In ritardo di qualche giorno sulla tabella di marcia, ma il prospetto per il ritorno in Borsa di Montepaschi è approdato alla Consob. Il via libera della Commissione dovrebbe arrivare entro la fine della prossima settimana, consentendo al titolo Mps di tornare in contrattazione a Piazza Affari fra il 16 e il 19 ottobre.
Le azioni dell’istituto sono sospese dallo scorso dicembre, quando fallì l’estremo tentativo di salvare l’istituto con l’intervento di investitori privati e l’Authority decise di bloccare gli scambi sulle azioni del Monte in attesa dell’intervento pubblico (la ripatrimonializzazione è stata poi di 8,1 miliardi di euro, di cui poco più della metà dal burden sharing e il resto da aiuti di Stato).
QUANTO VARRÀ IL TITOLO DI MPS
Sul mercato grigio gli investitori dicono che Mps tornerà in Borsa a un prezzo di circa 4,3 euro, pari a 0,45 volte il patrimonio tangibile, sui livelli di banche di seconda fascia come Bper e Banco Bpm. Tuttavia, rispetto ad altri istituti, Montepaschi è stata ripulita da 27 miliardi di crediti deteriorati e rafforzata nel capitale, perciò il valore del titolo potrebbe salire fino ad avvicinare i multipli di Ubi (0,6) o di Unicredit (0,75). In ogni caso il titolo è facile prevedere che il titolo rimarrà volatile per mesi.
CHE SUCCEDE DOPO IL RITORNO IN BORSA
Dopo la riammissione agli scambi si passerà al ristoro degli ex detentori di obbligazioni subordinate retail, i quali, in ottemperanza alle regole del burden sharing, hanno dovuto convertire i propri bond in azioni di pari valore. Questi nuovi soci potranno scambiare nuovamente i propri titoli con bond senior di Mps in mano al Tesoro.
Se tutti gli interessati aderissero all’offerta (aperta solo ai risparmiatori che avevano acquistato un Upper Tier 2008-2018 allo sportello prima del 31 dicembre 2015), le nuove azioni incassate porterebbero il ministero dell’Economia dall’attuale 52,2 fino al 70 percento della Banca.

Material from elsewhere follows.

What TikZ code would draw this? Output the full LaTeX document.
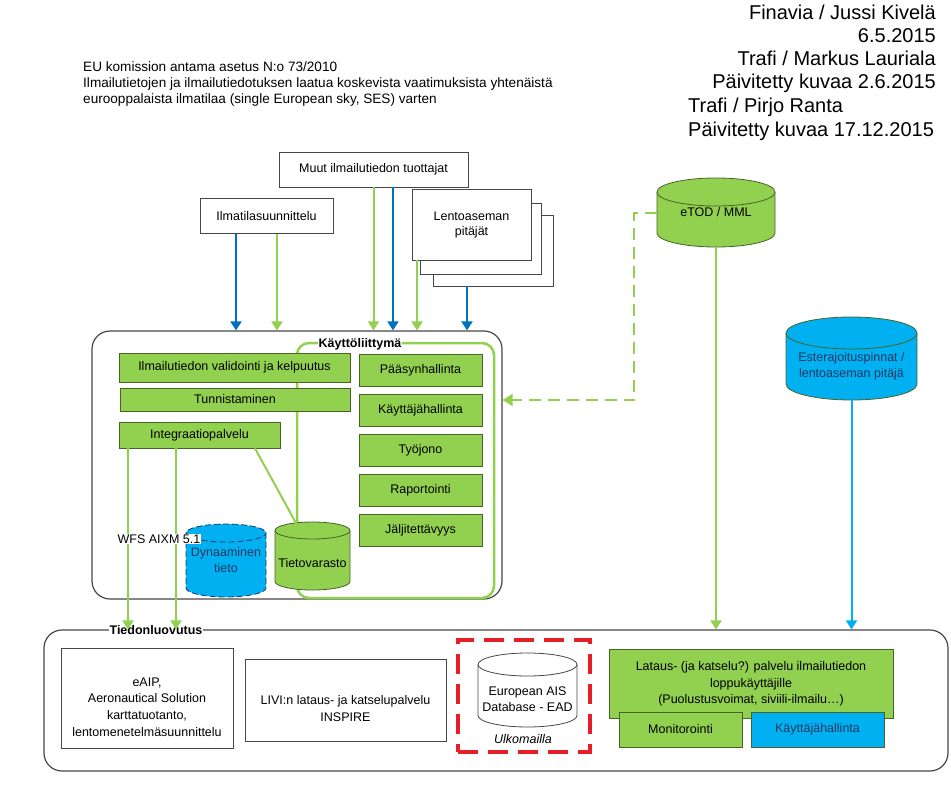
\documentclass[tikz,border=0pt]{standalone}
\usepackage{fontspec}
\setmainfont{Liberation Sans}
\usetikzlibrary{shapes.geometric, arrows.meta, positioning}
\definecolor{leafgreen}{RGB}{146,208,80}
\definecolor{darkleaf}{RGB}{72,100,40}
\definecolor{skyblue}{RGB}{0,176,240}
\definecolor{seablue}{RGB}{0,112,192}
\definecolor{navytext}{RGB}{31,56,100}
\definecolor{framegray}{RGB}{70,70,70}
\definecolor{alertred}{RGB}{230,30,40}

% database drum round a named node: name, x radius, y radius, style
\newcommand{\dbdrum}[4]{%
    \path[#4] ([yshift=-#3pt]#1.north west) -- ([yshift=#3pt]#1.south west)
        arc[start angle=180, end angle=360, x radius=#2pt, y radius=#3pt]
        -- ([yshift=-#3pt]#1.north east)
        arc[start angle=0, end angle=180, x radius=#2pt, y radius=#3pt] -- cycle;
    \path[#4, fill=none] ([yshift=-#3pt]#1.north west)
        arc[start angle=180, end angle=360, x radius=#2pt, y radius=#3pt];
}

\begin{document}
\begin{tikzpicture}[x=1pt, y=-1pt, font=\fontsize{12.5}{15}\selectfont]
    \tikzstyle{box} = [rectangle, draw=framegray, thick, fill=white, align=center, inner sep=1pt]
    \tikzstyle{gbox} = [rectangle, draw=darkleaf, thick, fill=leafgreen, align=center, inner sep=1pt]
    \tikzstyle{bbox} = [rectangle, draw=darkleaf, thick, fill=skyblue, text=navytext, align=center, inner sep=1pt]
    \tikzstyle{frame} = [rectangle, draw=framegray, line width=1.2pt, rounded corners=18pt]
    \tikzstyle{dbspot} = [rectangle, inner sep=0pt, outer sep=0pt]
    \tikzstyle{caption} = [align=center, inner sep=0pt, font=\fontsize{12.5}{16.7}\selectfont]
    \tikzstyle{greenline} = [draw=leafgreen, line width=2pt]
    \tikzstyle{greenarrow} = [greenline, -{Triangle[width=11pt,length=9pt]}]
    \tikzstyle{bluearrow} = [draw=seablue, line width=2pt, -{Triangle[width=11pt,length=9pt]}]
    \tikzstyle{grouplabel} = [fill=white, inner sep=1pt, font=\bfseries\fontsize{12.5}{15}\selectfont]

    \useasboundingbox (0,0) rectangle (951,795);

    % texts at the top
    \node[anchor=north east, align=right, inner sep=0pt, font=\fontsize{20}{23}\selectfont] (credits) at (936, 5) {Finavia / Jussi Kivelä\\6.5.2015\\Trafi / Markus Lauriala\\Päivitetty kuvaa 2.6.2015};
    \node[anchor=north west, align=left, inner sep=0pt, font=\fontsize{20}{24}\selectfont] (history) at (688, 98) {Trafi / Pirjo Ranta\\Päivitetty kuvaa 17.12.2015};
    \node[anchor=north west, align=left, inner sep=0pt, font=\fontsize{13.6}{16}\selectfont] (regulation) at (83, 61) {EU komission antama asetus N:o 73/2010\\Ilmailutietojen ja ilmailutiedotuksen laatua koskevista vaatimuksista yhtenäistä\\eurooppalaista ilmatilaa (single European sky, SES) varten};

    % producers
    \node[box, minimum width=189, minimum height=35] (muut) at (373.5, 169.5) {Muut ilmailutiedon tuottajat};
    \node[box, minimum width=133, minimum height=35] (ilmatila) at (266.5, 216) {Ilmatilasuunnittelu};
    \node[box, minimum width=120, minimum height=71] (lento3) at (493, 250.5) {};
    \node[box, minimum width=121, minimum height=71] (lento2) at (480.5, 238.5) {};
    \node[box, minimum width=119, minimum height=71] (lento1) at (471.5, 224.5) {Lentoaseman\\pitäjät};

    % system frame
    \node[frame, minimum width=410, minimum height=268] (system) at (297, 465) {};
    \node[draw=leafgreen, line width=2.5pt, rounded corners=12pt, minimum width=197, minimum height=255] (ui) at (395.5, 470.5) {};
    \node[grouplabel] (uilabel) at (360, 344) {Käyttöliittymä};

    \node[gbox, minimum width=231, minimum height=29] (validointi) at (234.5, 367.5) {Ilmailutiedon validointi ja kelpuutus};
    \node[gbox, minimum width=230, minimum height=23] (tunnistus) at (235, 399.5) {Tunnistaminen};
    \node[gbox, minimum width=161, minimum height=26] (integraatio) at (199.5, 435) {Integraatiopalvelu};

    \foreach \name/\txt [count=\i from 0] in {paasy/Pääsynhallinta, kayttaja/Käyttäjähallinta, tyojono/Työjono, raportointi/Raportointi, jaljitys/Jäljitettävyys}
        \node[gbox, minimum width=123, minimum height=32] (\name) at (420.5, 370+40*\i) {\txt};

    \node[dbspot, minimum width=80, minimum height=73] (dynaaminen) at (226, 560.5) {};
    \dbdrum{dynaaminen}{40}{9}{fill=skyblue, draw=navytext, thick, dash pattern=on 6pt off 3pt}
    \node[caption, text=navytext] (dynaamintext) at (226, 560) {Dynaaminen\\tieto};
    \node[dbspot, minimum width=75, minimum height=68] (tietovarasto) at (312.5, 556) {};
    \dbdrum{tietovarasto}{37.5}{8.5}{fill=leafgreen, draw=darkleaf, thick}
    \node[caption] (varastotext) at (312.5, 563) {Tietovarasto};
    \draw[greenline] ([xshift=55.5pt]integraatio.south) -- ([xshift=-16pt,yshift=-2pt]tietovarasto.north);

    % data sources on the right
    \node[dbspot, minimum width=118, minimum height=69] (etod) at (716, 212.5) {};
    \dbdrum{etod}{59}{14}{fill=leafgreen, draw=darkleaf, thick}
    \node[caption] (etodtext) at (716, 212) {eTOD / MML};
    \node[dbspot, minimum width=131, minimum height=83] (estera) at (851.5, 358.5) {};
    \dbdrum{estera}{65.5}{16}{fill=skyblue, draw=darkleaf, thick}
    \node[caption, font=\fontsize{12.5}{16}\selectfont, text=navytext] (esteratext) at (851.5, 366) {Esterajoituspinnat /\\lentoaseman pitäjä};

    % distribution
    \node[frame, minimum width=904, minimum height=141] (luovutus) at (496, 700.5) {};
    \node[grouplabel] (luovutuslabel) at (156, 630) {Tiedonluovutus};
    \node[box, minimum width=172, minimum height=100] (eaip) at (147, 698) {};
    \node[caption] (eaiptext) at (147, 707) {eAIP,\\Aeronautical Solution\\karttatuotanto,\\lentomenetelmäsuunnittelu};
    \node[box, minimum width=201, minimum height=82] (livi) at (345.5, 700) {};
    \node[caption] (livitext) at (345.5, 708.5) {LIVI:n lataus- ja katselupalvelu\\INSPIRE};
    \node[draw=alertred, line width=4pt, dash pattern=on 20pt off 10pt, minimum width=132, minimum height=112] (ulkomailla) at (524, 696) {};
    \node[dbspot, minimum width=99, minimum height=74] (ead) at (527.5, 690) {};
    \dbdrum{ead}{49.5}{11.5}{fill=white, draw=framegray, thick}
    \node[caption, font=\fontsize{12.5}{16}\selectfont] (eadtext) at (527.5, 699) {European AIS\\Database - EAD};
    \node[font=\itshape\fontsize{12.5}{15}\selectfont] (ulkolabel) at (523, 739) {Ulkomailla};
    \node[gbox, minimum width=284, minimum height=69] (lataus) at (751, 683.5) {};
    \node[caption] (lataustext) at (751, 684) {Lataus- (ja katselu?) palvelu ilmailutiedon\\loppukäyttäjille\\(Puolustusvoimat, siviili-ilmailu\dots)};
    \node[gbox, minimum width=123, minimum height=35] (monitorointi) at (680.5, 729.5) {Monitorointi};
    \node[bbox, minimum width=133, minimum height=35] (kayttaja2) at (817.5, 729.5) {Käyttäjähallinta};

    % connectors
    \draw[bluearrow] ([xshift=-30.5pt]ilmatila.south) -- ([xshift=-30.5pt]ilmatila.south |- system.north);
    \draw[greenarrow] ([xshift=10.5pt]ilmatila.south) -- ([xshift=10.5pt]ilmatila.south |- system.north);
    \draw[greenarrow] (muut.south) -- (muut.south |- system.north);
    \draw[bluearrow] ([xshift=19.5pt]muut.south) -- ([xshift=19.5pt]muut.south |- system.north);
    \draw[greenarrow] ([xshift=-54.5pt]lento1.south) -- ([xshift=-54.5pt]lento1.south |- system.north);
    \draw[bluearrow] ([xshift=-26pt]lento3.south) -- ([xshift=-26pt]lento3.south |- system.north);
    \draw[greenarrow, dashed, dash pattern=on 12pt off 7pt, -{Triangle[width=12pt,length=10pt]}] (etod.west) -- ++(-23,0) |- ([yshift=65pt]system.east);
    \draw[greenarrow] (etod.south) -- (etod.south |- luovutus.north);
    \draw[draw=skyblue, line width=2pt, -{Triangle[width=11pt,length=9pt]}] (estera.south) -- (estera.south |- luovutus.north);
    \draw[greenarrow] ([xshift=-71.5pt]integraatio.south) -- ([xshift=-71.5pt]integraatio.south |- luovutus.north);
    \draw[greenarrow] ([xshift=-23.5pt]integraatio.south) -- ([xshift=-23.5pt]integraatio.south |- luovutus.north);

    \node[fill=white, inner sep=1pt] (wfs) at (159, 539) {WFS AIXM 5.1};
\end{tikzpicture}
\end{document}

LA POSTA IN GIOCO IN ASSEMBLEA: STATUTO E CDA
Si tratta di un margine rassicurante, considerato che il vero obiettivo di via XX Settembre è superare il 60 percento: oltre questa soglia, infatti, lo Stato potrà approvare in autonomia il nuovo statuto di Montepaschi. Ecco perché l’assemblea straordinaria dei soci (ancora da convocare) andrà in scena solo nella seconda metà di novembre.

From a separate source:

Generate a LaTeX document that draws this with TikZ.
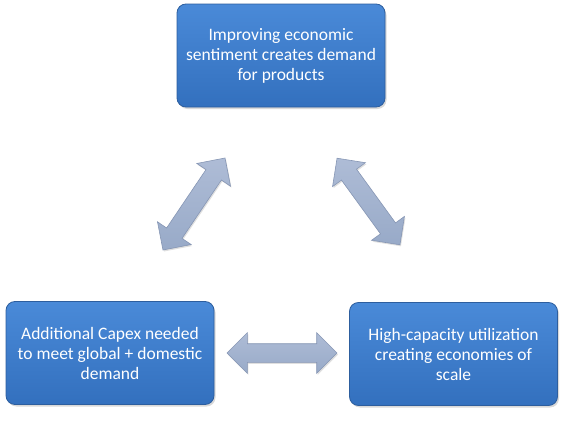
\documentclass[tikz,border=0pt]{standalone}
\usepackage{fontspec}
\setmainfont{Carlito}
\usetikzlibrary{shapes.arrows,shadows}
\definecolor{boxtop}{HTML}{4A8AD8}
\definecolor{boxbot}{HTML}{3370BE}
\definecolor{boxline}{HTML}{2D5E9E}
\definecolor{arrtop}{HTML}{AEBCD6}
\definecolor{arrmid}{HTML}{E6ECF6}
\definecolor{arrbot}{HTML}{98AAC8}
\definecolor{arrline}{HTML}{8696B4}
\begin{document}
\begin{tikzpicture}[x=1pt,y=-1pt,
  box/.style={rounded corners=9pt, top color=boxtop, bottom color=boxbot,
    draw=boxline, line width=0.8pt, text=white, align=center,
    font=\fontsize{17.5}{20}\selectfont, inner sep=0pt,
    minimum width=208pt, minimum height=103pt,
    drop shadow={shadow xshift=1.5pt, shadow yshift=-2pt, opacity=0.3}},
  darrow/.style={double arrow, double arrow head extend=11pt,
    double arrow tip angle=90, inner xsep=0pt, inner ysep=9pt,
    draw=arrline, line width=0.6pt,
    top color=arrtop, middle color=arrmid, bottom color=arrbot,
    drop shadow={shadow xshift=1pt, shadow yshift=-1.5pt, opacity=0.25}}]
\useasboundingbox (0,0) rectangle (566,423);
\node[box] (top) at (281,55.5) {Improving economic\\sentiment creates demand\\for products};
\node[box] (left) at (110,353) {Additional Capex needed\\to meet global + domestic\\demand};
\node[box] (right) at (453.5,354) {High-capacity utilization\\creating economies of\\scale};
\node[darrow, minimum height=111pt, rotate=56] (a1) at (194,204) {};
\node[darrow, minimum height=107pt, rotate=-54] (a2) at (368.5,201.5) {};
\node[darrow, minimum height=110pt] (a3) at (282,353) {};
\end{tikzpicture}
\end{document}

La vera partita è però quella che riguarda la nomina del nuovo Cda. È chiaro che la maggioranza dei consiglieri andrà al Tesoro, ma Generali (secondo socio di Mps con il 4,3%) ha lasciato intendere di voler contare nella governance e sta lavorando a una lista di minoranza. Non solo: anche (alcuni) fondi vogliono avere voce in capitolo all’interno del nuovo board.
IL RUOLO DEI FONDI
Nel capitale di Mps post-burden sharing, il peso degli investitori istituzionali è superiore al 20 percento. Anche in questo caso si tratta di ex obbligazionisti subordinati costretti a convertire i propri bond in azioni. Per loro, naturalmente, non è previsto alcun meccanismo di risarcimento da parte dello Stato, perciò è prevedibile che in molti faranno cassa vendendo le azioni in Borsa appena possibile. Secondo l’ad di Mps, Marco Morelli – impegnato nei giorni scorsi in un road show fra Londra e New York – l’ammontare id queste vendite dovrebbe aggirarsi fra il 10 e il 15% del capitale.

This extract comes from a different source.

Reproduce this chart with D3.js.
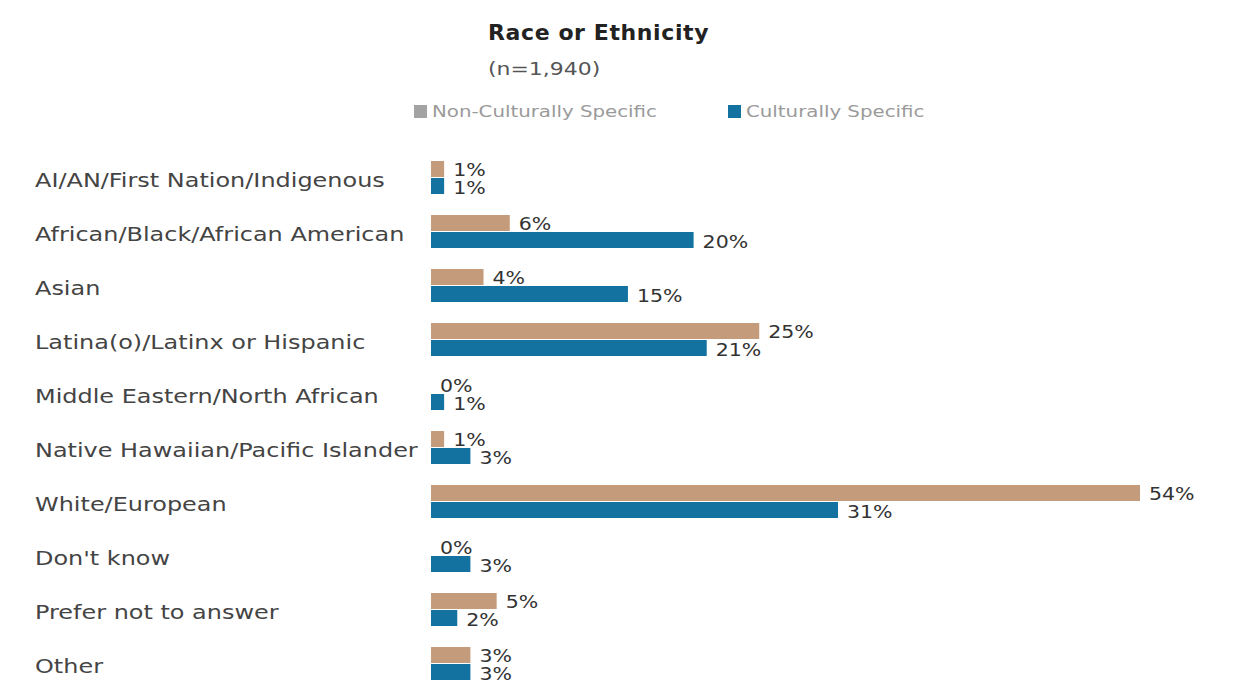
<!DOCTYPE html>
<html>
<head>
<meta charset="utf-8">
<script src="https://cdn.jsdelivr.net/npm/d3@7"></script>
<style>
  body { margin: 0; background: #fff; }
  svg { display: block; font-family: "DejaVu Sans", sans-serif; }
</style>
</head>
<body>
<script>
const categories = [
    "AI/AN/First Nation/Indigenous",
    "African/Black/African American",
    "Asian",
    "Latina(o)/Latinx or Hispanic",
    "Middle Eastern/North African",
    "Native Hawaiian/Pacific Islander",
    "White/European",
    "Don't know",
    "Prefer not to answer",
    "Other"
];
const nonCulturallySpecific = [1, 6, 4, 25, 0, 1, 54, 0, 5, 3];
const culturallySpecific = [1, 20, 15, 21, 1, 3, 31, 3, 2, 3];
const seriesNames = ["Non-Culturally Specific", "Culturally Specific"];

const width = 1252, height = 687;
const tan = "#c49c7c", blue = "#13729f";

const svg = d3.select("body").append("svg")
    .attr("width", width)
    .attr("height", height);

const x = d3.scaleLinear().domain([0, 54]).range([431, 1140]);
const y = d3.scaleBand().domain(categories).range([151, 691]);

// the source picture is stretched sideways, so stretch the text too
function wideText(parent, tx, ty, sx) {
    return parent.append("g")
        .attr("transform", "translate(" + tx + "," + ty + ") scale(" + sx + ",1)")
        .append("text");
}

// title
svg.append("text")
    .attr("x", 488).attr("y", 40)
    .attr("font-size", 22).attr("font-weight", "bold")
    .attr("letter-spacing", 0.6)
    .attr("fill", "#222")
    .text("Race or Ethnicity");

wideText(svg, 488, 75, 1.22)
    .attr("font-size", 18)
    .attr("fill", "#555")
    .text("(n=1,940)");

// legend
const legendX = [414, 728];
const legendColors = ["#a3a3a3", blue];
seriesNames.forEach(function(name, i) {
    svg.append("rect")
        .attr("x", legendX[i]).attr("y", 105)
        .attr("width", 13).attr("height", 13)
        .attr("fill", legendColors[i]);
    wideText(svg, legendX[i] + 18, 117, 1.32)
        .attr("font-size", 15)
        .attr("fill", "#9a9a9a")
        .text(name);
});

// category labels
categories.forEach(function(c) {
    wideText(svg, 35, y(c) + y.bandwidth() / 2 + 2, 1.26)
        .attr("dominant-baseline", "central")
        .attr("font-size", 19)
        .attr("fill", "#444")
        .text(c);
});

const rows = categories.map(function(c, i) {
    return {cat: c, a: nonCulturallySpecific[i], b: culturallySpecific[i]};
});

const row = svg.append("g").selectAll("g")
    .data(rows)
    .enter().append("g")
    .attr("transform", function(d) { return "translate(0," + (y(d.cat) + y.bandwidth() / 2) + ")"; });

// non-culturally specific bars
row.append("rect")
    .attr("x", x(0))
    .attr("y", -17)
    .attr("width", function(d) { return x(d.a) - x(0); })
    .attr("height", 16)
    .attr("fill", tan);

// culturally specific bars
row.append("rect")
    .attr("x", x(0))
    .attr("y", 0)
    .attr("width", function(d) { return x(d.b) - x(0); })
    .attr("height", 16)
    .attr("fill", blue);

// value labels
row.each(function(d) {
    const g = d3.select(this);
    wideText(g, x(d.a) + 9, -8, 1.14)
        .attr("dominant-baseline", "central")
        .attr("font-size", 18)
        .attr("fill", "#333")
        .text(d.a + "%");
    wideText(g, x(d.b) + 9, 10, 1.14)
        .attr("dominant-baseline", "central")
        .attr("font-size", 18)
        .attr("fill", "#333")
        .text(d.b + "%");
});
</script>
</body>
</html>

Ma altri fondi, riporta Il Sole 24 Ore, vogliono rimanere soci di Montepaschi, con l’obiettivo di guadagnare sul possibile rialzo del titolo. Per questo avrebbero manifestato al Tesoro e alla Banca il desiderio di avere uno o più rappresentanti nel nuovo Cda. Anche loro, come Generali, starebbero lavorando a una lista di minoranza.